My entire December and Janurary were spent skiing 10 to 20 inches of fresh, EC powpow. They were really enjoyable in the 10-15 inch range, but in deeper snow than that, they were a little short and too light to stay afloat without leanig too far back for ultimate comfort. It's not a very big deal. Feburary was warm, so that was the first solid month of park skiing. I had skiied symmetrical, 100% park skis for the previous two seasons so I was used to more surface area when I was sliding rails. Because of the rocker on the S3, you don't get as much ski on the rail when tail pressing or whatnot. I didn't like it too much, but if you're used to wider, slightly rockered skis already, it wouldn't bother you. They felt great off of jumps, very easy to spin.
Everyone I rode with were in awe at the beauty of them. I didn't find them very attractive, so I guess I just have bad taste or something.
$500 seems high to me. I would put it more in the $350-$400 range.

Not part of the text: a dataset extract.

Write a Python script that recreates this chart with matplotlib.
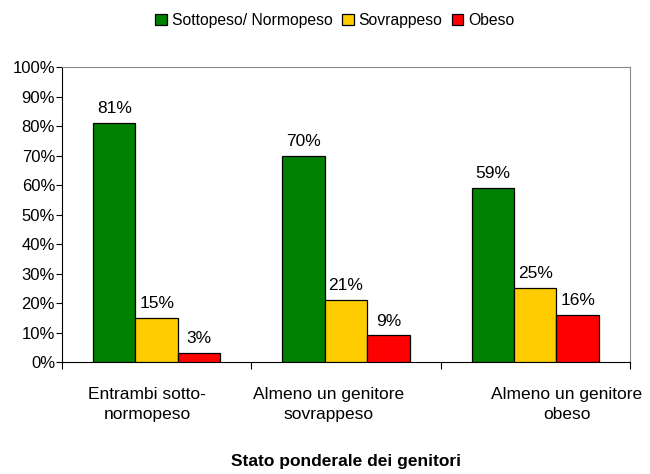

I was happy takeing the 159. I'm 5'7 now. Over the course of the winter I've outgrown them a little. Luckily, a lot of my winter was spent in deep snow, so 5 or 6 cm of extra length wouldn't have made a huge difference in performance. They're very light and sometimes easy to over-ski, though, so if you enjoy charging groomers and moguls, longer would be better.
This is by far the funnest flex pattern in a ski that I've ever played around on. Slight rocker in the tip and tail makes it so manuverable, but never once this year did I overpower the ski and wash out on backseat landings. They carved well, edge to edge with ease.
There were many, many times when I cringed at the sound of a rock under my skis. I skiied over rocks, stumps, Budwieser cans, shutgun shells, and an array of other objects that you can find on the slopes of West Virginia mountains. But at the end of every run, I popped 'em off to find no substantial damage.